Minutes after my purchase, an email was sent to me - and I presume all of those who had signed up to the exchange - notifying us that someone had bought a coin. It read as follows:
"We want to let you know that someone has just bought 1 C-Coins at £70/1 C-Coin.
"The current market price of one C-Coin is £189.0017/1 C-Coin.
"There are still available a total of 499,955 C-Coins on market at price of £70/1 C-Coin.
"Is time to buy or to sell?"
Now this struck me as misleading, an invitation to buy C-Coins on the understanding that you might be able to sell at an instant profit.
When I contacted Sean Murray he explained that this £189.0017 market price would only be available once all 500,000 coins had been sold. That price had been calculated using a formula I confess I did not fully understand, but he agreed that the wording on the exchange website needed to be clearer.
I am well aware of how risky crypto-currency investment is, but are the elderly residents of care homes really ready to enter this world? I approached a number of regulators, from the Care Quality Commission to the Financial Conduct Authority for comment but they explained that as crypto-currencies are not regulated in the UK there was not much they could say.
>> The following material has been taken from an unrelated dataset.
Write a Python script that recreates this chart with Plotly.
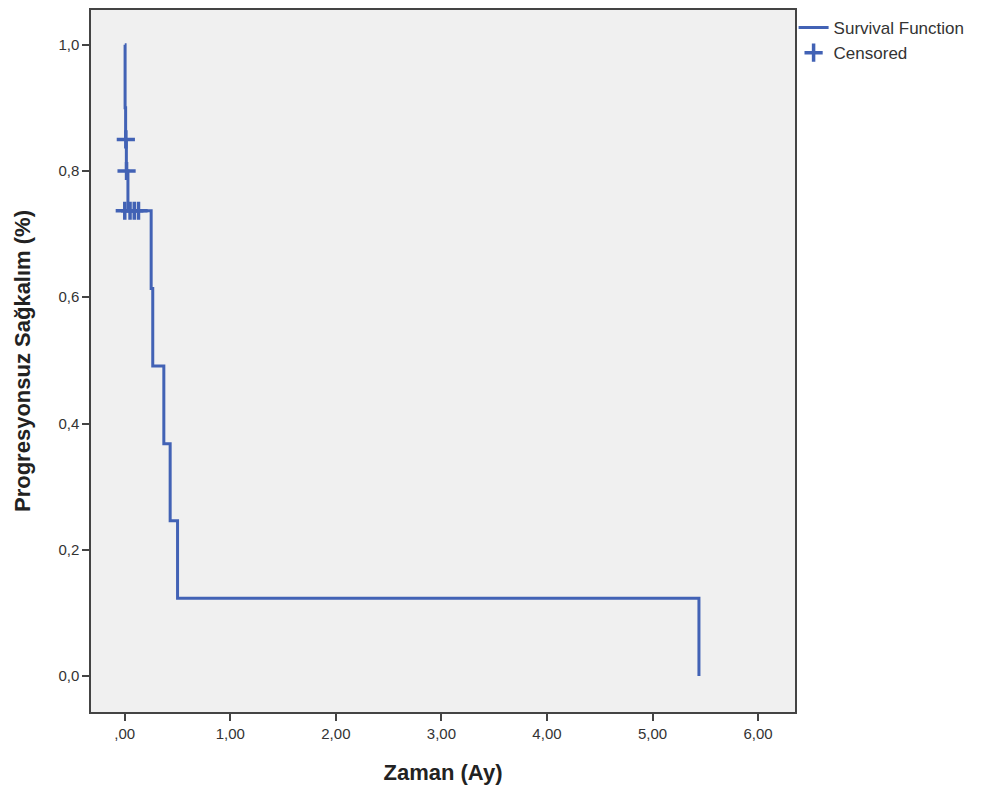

They did point me towards the Competition and Markets Authority which said it could not comment on any particular case but had this cautionary advice:
"Requiring care home residents to pay for goods or services in crypto-currency may raise potential consumer protection concerns."
I went back to Sean Murray with a simple question - how would he defend the marketing of the Carlauren Coin to his residents?
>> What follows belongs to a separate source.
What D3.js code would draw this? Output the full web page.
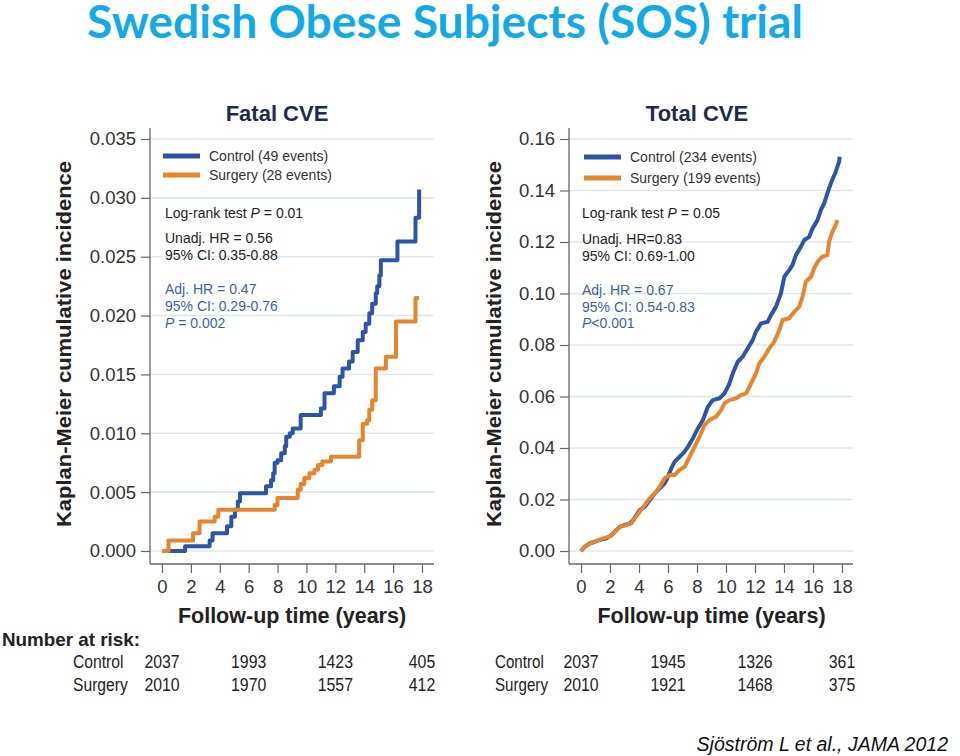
<!DOCTYPE html>
<html>
<head>
<meta charset="utf-8">
<script src="https://cdn.jsdelivr.net/npm/d3@7"></script>
<style>
  html, body { margin: 0; padding: 0; background: #fff; }
  svg { display: block; }
  text { font-family: "Liberation Sans", Arial, sans-serif; }
</style>
</head>
<body>
<svg id="chart" width="960" height="756"></svg>
<script>
// ---------- DATA ----------
const panelTitles = ["Fatal CVE", "Total CVE"];
const xTicks = [0, 2, 4, 6, 8, 10, 12, 14, 16, 18];
const fatalYTicks = [0, 0.005, 0.010, 0.015, 0.020, 0.025, 0.030, 0.035];
const totalYTicks = [0, 0.02, 0.04, 0.06, 0.08, 0.10, 0.12, 0.14, 0.16];

// Fatal CVE – Kaplan-Meier step points (years, cumulative incidence)
const fatalControlT = [0, 1.6, 3.3, 3.5, 4.5, 4.8, 5.05, 5.25, 5.4, 7.2, 7.55, 7.7, 7.8, 8.0, 8.25, 8.5, 8.6, 8.85, 9.05, 9.6, 11.0, 11.25, 11.9, 12.3, 12.5, 12.95, 13.2, 13.55, 13.9, 14.1, 14.35, 14.55, 14.8, 14.9, 15.05, 15.15, 16.3, 17.55, 17.8];
const fatalControlV = [0, 0.0004, 0.0009, 0.0015, 0.0021, 0.0029, 0.0035, 0.0042, 0.0049, 0.0055, 0.0060, 0.0066, 0.0075, 0.0077, 0.0083, 0.0089, 0.0097, 0.0100, 0.0104, 0.01155, 0.0121, 0.0134, 0.0140, 0.0148, 0.0155, 0.0161, 0.0169, 0.0179, 0.0186, 0.0193, 0.0202, 0.0210, 0.0219, 0.0225, 0.0234, 0.0247, 0.0263, 0.0283, 0.0307];
const fatalSurgeryT = [0, 0.45, 2.15, 2.6, 3.65, 3.9, 7.8, 8.0, 9.4, 9.6, 9.85, 10.2, 10.55, 10.8, 11.1, 11.7, 13.65, 13.9, 14.2, 14.35, 14.55, 14.8, 15.5, 16.2, 17.55, 17.8];
const fatalSurgeryV = [0, 0.0009, 0.0015, 0.0025, 0.0029, 0.0035, 0.0039, 0.0045, 0.0052, 0.0057, 0.0062, 0.0066, 0.0069, 0.0073, 0.0076, 0.0080, 0.0094, 0.0108, 0.0111, 0.0120, 0.0128, 0.0155, 0.0165, 0.0195, 0.0215, 0.0215];

// Total CVE
const totalControlT = [0, 0.27, 0.62, 0.96, 1.31, 1.76, 2.11, 2.45, 2.68, 3.02, 3.37, 3.6, 3.83, 4.05, 4.4, 4.74, 5.09, 5.43, 5.77, 6.0, 6.23, 6.46, 6.8, 7.15, 7.38, 7.72, 8.06, 8.41, 8.75, 9.09, 9.55, 9.9, 10.24, 10.47, 10.81, 11.16, 11.5, 11.84, 12.07, 12.42, 12.87, 13.1, 13.45, 13.79, 14.02, 14.36, 14.59, 14.82, 15.17, 15.4, 15.74, 15.97, 16.31, 16.54, 16.77, 16.99, 17.23, 17.57, 17.8, 17.84];
const totalControlV = [0, 0.0017, 0.0030, 0.0036, 0.0043, 0.0049, 0.0062, 0.0082, 0.0094, 0.0101, 0.0107, 0.0120, 0.0140, 0.0159, 0.0172, 0.0198, 0.0224, 0.0243, 0.0263, 0.0289, 0.0321, 0.0347, 0.0366, 0.0386, 0.0405, 0.0438, 0.0476, 0.0509, 0.0560, 0.0586, 0.0593, 0.0612, 0.0651, 0.0690, 0.0735, 0.0755, 0.0787, 0.0819, 0.0852, 0.0884, 0.0890, 0.0916, 0.0949, 0.1001, 0.1065, 0.1091, 0.1111, 0.1149, 0.1182, 0.1208, 0.1220, 0.1253, 0.1285, 0.1324, 0.1350, 0.1389, 0.1428, 0.1473, 0.1512, 0.1531];
const totalSurgeryT = [0, 0.39, 0.96, 1.53, 1.99, 2.34, 2.68, 3.14, 3.48, 3.71, 4.05, 4.4, 4.74, 5.09, 5.43, 5.77, 6.12, 6.46, 6.8, 7.15, 7.49, 7.84, 8.18, 8.52, 8.87, 9.33, 9.67, 9.9, 10.24, 10.7, 11.04, 11.39, 11.73, 12.07, 12.3, 12.65, 12.99, 13.33, 13.68, 13.9, 14.36, 14.71, 15.05, 15.28, 15.51, 15.86, 16.08, 16.31, 16.65, 16.99, 17.11, 17.34, 17.57, 17.68];
const totalSurgeryV = [0, 0.0023, 0.0036, 0.0049, 0.0056, 0.0075, 0.0094, 0.0101, 0.0107, 0.0127, 0.0153, 0.0179, 0.0205, 0.0224, 0.0250, 0.0282, 0.0295, 0.0295, 0.0315, 0.0327, 0.0366, 0.0405, 0.0444, 0.0489, 0.0509, 0.0522, 0.0548, 0.0573, 0.0586, 0.0593, 0.0606, 0.0612, 0.0651, 0.0690, 0.0729, 0.0755, 0.0787, 0.0813, 0.0858, 0.0897, 0.0904, 0.0929, 0.0949, 0.0987, 0.1046, 0.1065, 0.1098, 0.1123, 0.1143, 0.1149, 0.1201, 0.1240, 0.1266, 0.1285];

const legendFatal = ["Control (49 events)", "Surgery (28 events)"];
const legendTotal = ["Control (234 events)", "Surgery (199 events)"];
const statsFatal = ["Log-rank test |P| = 0.01", "Unadj. HR = 0.56", "95% CI: 0.35-0.88", "Adj. HR = 0.47", "95% CI: 0.29-0.76", "|P| = 0.002"];
const statsTotal = ["Log-rank test |P| = 0.05", "Unadj. HR=0.83", "95% CI: 0.69-1.00", "Adj. HR = 0.67", "95% CI: 0.54-0.83", "|P|<0.001"];

const riskYears = [0, 6, 12, 18];
const riskGroups = ["Control", "Surgery"];
const fatalRiskControl = [2037, 1993, 1423, 405];
const fatalRiskSurgery = [2010, 1970, 1557, 412];
const totalRiskControl = [2037, 1945, 1326, 361];
const totalRiskSurgery = [2010, 1921, 1468, 375];

// ---------- STYLE ----------
const BLUE = "#2d55a7";
const ORANGE = "#e5862f";
const STAT_BLUE = "#3f5f9e";
const GRID = "#dfe7ee";

const svg = d3.select("#chart");

// condense a text horizontally (narrow-font look)
function condense(sel, f) {
  sel.each(function () {
    const w = this.getComputedTextLength();
    d3.select(this).attr("textLength", w * f).attr("lengthAdjust", "spacingAndGlyphs");
  });
}

// Main title
svg.append("text")
  .attr("x", 87).attr("y", 38)
  .attr("textLength", 716).attr("lengthAdjust", "spacingAndGlyphs")
  .style("font-family", "Lato, 'Open Sans', sans-serif")
  .style("font-weight", "bold").style("font-size", "45px")
  .attr("fill", "#12aae6")
  .text("Swedish Obese Subjects (SOS) trial");

function panel(cfg) {
  const x = d3.scaleLinear().domain([0, 18]).range([cfg.x0, cfg.x1]);
  const y = d3.scaleLinear().domain([0, cfg.yMax]).range([551, 139]);
  const g = svg.append("g");

  // gridlines
  g.selectAll(".grid").data(cfg.yTicks).enter().append("line")
    .attr("x1", cfg.axisX).attr("x2", cfg.axisEnd)
    .attr("y1", d => y(d)).attr("y2", d => y(d))
    .attr("stroke", GRID).attr("stroke-width", 1.6);

  // y axis
  const ya = g.append("g").attr("transform", `translate(${cfg.axisX},0)`)
    .call(d3.axisLeft(y).tickValues(cfg.yTicks).tickFormat(d3.format(cfg.fmt)).tickSize(9).tickPadding(5));
  ya.select(".domain").remove();
  ya.selectAll(".tick line").attr("stroke", "#666").attr("stroke-width", 1.2);
  ya.selectAll(".tick text").style("font-size", "18.5px").attr("fill", "#333")
    .style("font-family", "'Liberation Sans', Arial, sans-serif");

  // x axis
  const xa = g.append("g").attr("transform", `translate(0,564)`)
    .call(d3.axisBottom(x).tickValues(xTicks).tickSize(9).tickPadding(7));
  xa.select(".domain").remove();
  xa.selectAll(".tick line").attr("stroke", "#666").attr("stroke-width", 1.2);
  xa.selectAll(".tick text").style("font-size", "18.5px").attr("fill", "#333")
    .style("font-family", "'Liberation Sans', Arial, sans-serif");

  // axis lines
  g.append("line").attr("x1", cfg.axisX).attr("x2", cfg.axisX).attr("y1", 128).attr("y2", 564)
    .attr("stroke", "#666").attr("stroke-width", 1.3);
  g.append("line").attr("x1", cfg.axisX).attr("x2", cfg.axisEnd).attr("y1", 564).attr("y2", 564)
    .attr("stroke", "#666").attr("stroke-width", 1.3);

  // panel title
  g.append("text").attr("x", cfg.titleX).attr("y", 121).attr("text-anchor", "middle")
    .style("font-size", "22px").style("font-weight", "bold").attr("fill", "#1f2b4a")
    .text(cfg.title);

  // y axis title
  g.append("text")
    .attr("transform", `translate(${cfg.yTitleX},344) rotate(-90)`)
    .attr("text-anchor", "middle").attr("dy", "0.36em")
    .attr("textLength", 366).attr("lengthAdjust", "spacingAndGlyphs")
    .style("font-size", "20px").style("font-weight", "bold").attr("fill", "#222")
    .text("Kaplan-Meier cumulative incidence");

  // x axis title
  g.append("text").attr("x", (cfg.x0 + cfg.x1) / 2).attr("y", 623).attr("text-anchor", "middle")
    .style("font-size", "21.5px").style("font-weight", "bold").attr("fill", "#222")
    .text("Follow-up time (years)");

  // curves
  const line = d3.line().x(d => x(d[0])).y(d => y(d[1])).curve(cfg.curve);
  const ctrl = d3.zip(cfg.ctrlT, cfg.ctrlV);
  const surg = d3.zip(cfg.surgT, cfg.surgV);
  g.append("path").datum(ctrl).attr("d", line).attr("fill", "none")
    .attr("stroke", BLUE).attr("stroke-width", 4).attr("stroke-linejoin", "round");
  g.append("path").datum(surg).attr("d", line).attr("fill", "none")
    .attr("stroke", ORANGE).attr("stroke-width", 4).attr("stroke-linejoin", "round");

  // legend
  const lx = cfg.legendX;
  [BLUE, ORANGE].forEach((c, i) => {
    const ly = cfg.legendY[i];
    g.append("line").attr("x1", lx).attr("x2", lx + 37).attr("y1", ly).attr("y2", ly)
      .attr("stroke", c).attr("stroke-width", 5);
    g.append("text").attr("x", lx + 46).attr("y", ly + 5)
      .style("font-size", "14px").attr("fill", "#333").text(cfg.legend[i]);
  });

  // statistics
  cfg.stats.forEach((s, i) => {
    const t = g.append("text").attr("x", cfg.statX).attr("y", cfg.statY[i])
      .style("font-size", "14px").attr("fill", i < 3 ? "#222" : STAT_BLUE);
    s.split("|").forEach((part, k) => {
      t.append("tspan").style("font-style", k % 2 === 1 ? "italic" : "normal").text(part);
    });
  });

  // number at risk
  const rows = [cfg.riskC, cfg.riskS];
  rows.forEach((vals, r) => {
    const ry = 668 + r * 23;
    g.append("text").attr("x", cfg.riskLabelX).attr("y", ry)
      .style("font-size", "18px").attr("fill", "#222").text(riskGroups[r])
      .call(condense, cfg.labelSquash);
    g.selectAll(null).data(vals).enter().append("text")
      .attr("x", (d, i) => x(riskYears[i])).attr("y", ry).attr("text-anchor", "middle")
      .style("font-size", "18px").attr("fill", "#222").text(d => d)
      .call(condense, 0.88);
  });
}

panel({
  title: panelTitles[0], titleX: 277, x0: 162, x1: 422, axisX: 150, axisEnd: 434,
  yMax: 0.035, yTicks: fatalYTicks, fmt: ".3f", yTitleX: 64,
  curve: d3.curveStepAfter,
  ctrlT: fatalControlT, ctrlV: fatalControlV, surgT: fatalSurgeryT, surgV: fatalSurgeryV,
  legend: legendFatal, legendX: 163, legendY: [156, 175],
  stats: statsFatal, statX: 165, statY: [218, 243, 260, 294, 311, 328],
  riskC: fatalRiskControl, riskS: fatalRiskSurgery, riskLabelX: 73, labelSquash: 0.87
});

panel({
  title: panelTitles[1], titleX: 697, x0: 581, x1: 842, axisX: 569, axisEnd: 853,
  yMax: 0.16, yTicks: totalYTicks, fmt: ".2f", yTitleX: 494,
  curve: d3.curveLinear,
  ctrlT: totalControlT, ctrlV: totalControlV, surgT: totalSurgeryT, surgV: totalSurgeryV,
  legend: legendTotal, legendX: 584, legendY: [157, 178],
  stats: statsTotal, statX: 582, statY: [218, 244, 261, 295, 312, 328],
  riskC: totalRiskControl, riskS: totalRiskSurgery, riskLabelX: 495, labelSquash: 0.84
});

// Number at risk heading
svg.append("text").attr("x", 2).attr("y", 646)
  .attr("textLength", 138).attr("lengthAdjust", "spacingAndGlyphs")
  .style("font-size", "19px").style("font-weight", "bold").attr("fill", "#222")
  .text("Number at risk:");

// Citation
svg.append("text").attr("x", 948).attr("y", 751).attr("text-anchor", "end")
  .style("font-size", "19.5px").style("font-style", "italic").attr("fill", "#111")
  .text("Sjöström L et al., JAMA 2012");
</script>
</body>
</html>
"I believe that the future of how transactions are made for goods is changing towards crypto-type transactions," he told me. "No-one likes change but we have to move with the times , our younger generation will become older and it takes visionaries such as myself to make these changes."
Throughout our conversation, Sean Murray repeatedly referred to himself as a visionary, insisting I had underestimated just how innovative Carlauren's plans were.
He says 1,500 people a week are getting in touch to inquire about membership so we will find out soon how many buy into his vision.